THE REQUEST: Exactly reproduce the lines that follow.

DATASET EXTRACT:
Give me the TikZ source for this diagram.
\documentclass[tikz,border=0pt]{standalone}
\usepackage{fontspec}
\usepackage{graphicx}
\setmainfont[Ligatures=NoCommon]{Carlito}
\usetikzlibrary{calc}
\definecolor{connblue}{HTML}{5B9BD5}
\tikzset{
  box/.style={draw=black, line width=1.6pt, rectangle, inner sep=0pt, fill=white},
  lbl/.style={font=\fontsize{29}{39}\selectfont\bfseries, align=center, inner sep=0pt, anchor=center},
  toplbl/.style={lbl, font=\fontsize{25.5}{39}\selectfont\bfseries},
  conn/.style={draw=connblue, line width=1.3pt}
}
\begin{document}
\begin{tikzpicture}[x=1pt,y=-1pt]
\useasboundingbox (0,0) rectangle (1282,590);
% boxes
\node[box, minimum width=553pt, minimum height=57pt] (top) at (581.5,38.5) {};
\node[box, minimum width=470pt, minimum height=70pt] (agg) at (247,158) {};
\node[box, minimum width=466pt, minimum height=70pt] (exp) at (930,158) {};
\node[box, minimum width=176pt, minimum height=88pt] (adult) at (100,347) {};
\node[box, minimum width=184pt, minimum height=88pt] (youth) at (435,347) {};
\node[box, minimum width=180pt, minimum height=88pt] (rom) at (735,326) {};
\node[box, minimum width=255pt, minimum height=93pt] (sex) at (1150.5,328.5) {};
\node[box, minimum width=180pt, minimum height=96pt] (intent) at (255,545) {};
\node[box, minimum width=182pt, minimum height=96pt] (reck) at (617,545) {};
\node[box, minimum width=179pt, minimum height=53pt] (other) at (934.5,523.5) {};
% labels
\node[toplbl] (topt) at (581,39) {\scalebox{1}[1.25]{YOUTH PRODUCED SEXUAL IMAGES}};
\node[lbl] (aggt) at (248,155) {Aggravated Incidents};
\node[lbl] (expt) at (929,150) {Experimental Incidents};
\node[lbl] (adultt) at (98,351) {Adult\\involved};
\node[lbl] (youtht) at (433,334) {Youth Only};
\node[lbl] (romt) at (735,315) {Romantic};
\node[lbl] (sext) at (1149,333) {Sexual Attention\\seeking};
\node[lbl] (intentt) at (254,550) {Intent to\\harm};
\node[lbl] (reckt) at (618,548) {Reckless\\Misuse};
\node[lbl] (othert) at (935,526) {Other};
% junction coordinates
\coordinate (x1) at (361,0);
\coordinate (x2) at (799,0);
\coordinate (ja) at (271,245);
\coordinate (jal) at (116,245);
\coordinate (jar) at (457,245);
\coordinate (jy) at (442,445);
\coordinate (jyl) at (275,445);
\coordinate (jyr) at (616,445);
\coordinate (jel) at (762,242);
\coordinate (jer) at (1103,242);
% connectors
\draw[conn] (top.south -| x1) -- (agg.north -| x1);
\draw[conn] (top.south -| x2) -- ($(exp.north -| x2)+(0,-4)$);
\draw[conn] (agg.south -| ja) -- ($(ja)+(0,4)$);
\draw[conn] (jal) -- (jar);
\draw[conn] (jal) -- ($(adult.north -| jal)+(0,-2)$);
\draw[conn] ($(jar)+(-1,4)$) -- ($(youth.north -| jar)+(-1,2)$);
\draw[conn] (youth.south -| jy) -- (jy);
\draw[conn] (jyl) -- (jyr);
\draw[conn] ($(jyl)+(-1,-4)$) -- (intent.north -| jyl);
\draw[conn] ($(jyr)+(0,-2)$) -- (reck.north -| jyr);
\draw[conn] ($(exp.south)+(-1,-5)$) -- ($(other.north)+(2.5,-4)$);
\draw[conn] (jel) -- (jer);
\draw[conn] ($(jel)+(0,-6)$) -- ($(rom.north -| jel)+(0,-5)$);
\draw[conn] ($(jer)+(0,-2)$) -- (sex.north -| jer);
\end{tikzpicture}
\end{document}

ANSWER FOR THIS EXERCISE:
Give me the TikZ source for this diagram.
\documentclass[tikz,border=0pt]{standalone}
\usepackage{fontspec}
\usepackage{graphicx}
\setmainfont[Ligatures=NoCommon]{Carlito}
\usetikzlibrary{calc}
\definecolor{connblue}{HTML}{5B9BD5}
\tikzset{
  box/.style={draw=black, line width=1.6pt, rectangle, inner sep=0pt, fill=white},
  lbl/.style={font=\fontsize{29}{39}\selectfont\bfseries, align=center, inner sep=0pt, anchor=center},
  toplbl/.style={lbl, font=\fontsize{25.5}{39}\selectfont\bfseries},
  conn/.style={draw=connblue, line width=1.3pt}
}
\begin{document}
\begin{tikzpicture}[x=1pt,y=-1pt]
\useasboundingbox (0,0) rectangle (1282,590);
% boxes
\node[box, minimum width=553pt, minimum height=57pt] (top) at (581.5,38.5) {};
\node[box, minimum width=470pt, minimum height=70pt] (agg) at (247,158) {};
\node[box, minimum width=466pt, minimum height=70pt] (exp) at (930,158) {};
\node[box, minimum width=176pt, minimum height=88pt] (adult) at (100,347) {};
\node[box, minimum width=184pt, minimum height=88pt] (youth) at (435,347) {};
\node[box, minimum width=180pt, minimum height=88pt] (rom) at (735,326) {};
\node[box, minimum width=255pt, minimum height=93pt] (sex) at (1150.5,328.5) {};
\node[box, minimum width=180pt, minimum height=96pt] (intent) at (255,545) {};
\node[box, minimum width=182pt, minimum height=96pt] (reck) at (617,545) {};
\node[box, minimum width=179pt, minimum height=53pt] (other) at (934.5,523.5) {};
% labels
\node[toplbl] (topt) at (581,39) {\scalebox{1}[1.25]{YOUTH PRODUCED SEXUAL IMAGES}};
\node[lbl] (aggt) at (248,155) {Aggravated Incidents};
\node[lbl] (expt) at (929,150) {Experimental Incidents};
\node[lbl] (adultt) at (98,351) {Adult\\involved};
\node[lbl] (youtht) at (433,334) {Youth Only};
\node[lbl] (romt) at (735,315) {Romantic};
\node[lbl] (sext) at (1149,333) {Sexual Attention\\seeking};
\node[lbl] (intentt) at (254,550) {Intent to\\harm};
\node[lbl] (reckt) at (618,548) {Reckless\\Misuse};
\node[lbl] (othert) at (935,526) {Other};
% junction coordinates
\coordinate (x1) at (361,0);
\coordinate (x2) at (799,0);
\coordinate (ja) at (271,245);
\coordinate (jal) at (116,245);
\coordinate (jar) at (457,245);
\coordinate (jy) at (442,445);
\coordinate (jyl) at (275,445);
\coordinate (jyr) at (616,445);
\coordinate (jel) at (762,242);
\coordinate (jer) at (1103,242);
% connectors
\draw[conn] (top.south -| x1) -- (agg.north -| x1);
\draw[conn] (top.south -| x2) -- ($(exp.north -| x2)+(0,-4)$);
\draw[conn] (agg.south -| ja) -- ($(ja)+(0,4)$);
\draw[conn] (jal) -- (jar);
\draw[conn] (jal) -- ($(adult.north -| jal)+(0,-2)$);
\draw[conn] ($(jar)+(-1,4)$) -- ($(youth.north -| jar)+(-1,2)$);
\draw[conn] (youth.south -| jy) -- (jy);
\draw[conn] (jyl) -- (jyr);
\draw[conn] ($(jyl)+(-1,-4)$) -- (intent.north -| jyl);
\draw[conn] ($(jyr)+(0,-2)$) -- (reck.north -| jyr);
\draw[conn] ($(exp.south)+(-1,-5)$) -- ($(other.north)+(2.5,-4)$);
\draw[conn] (jel) -- (jer);
\draw[conn] ($(jel)+(0,-6)$) -- ($(rom.north -| jel)+(0,-5)$);
\draw[conn] ($(jer)+(0,-2)$) -- (sex.north -| jer);
\end{tikzpicture}
\end{document}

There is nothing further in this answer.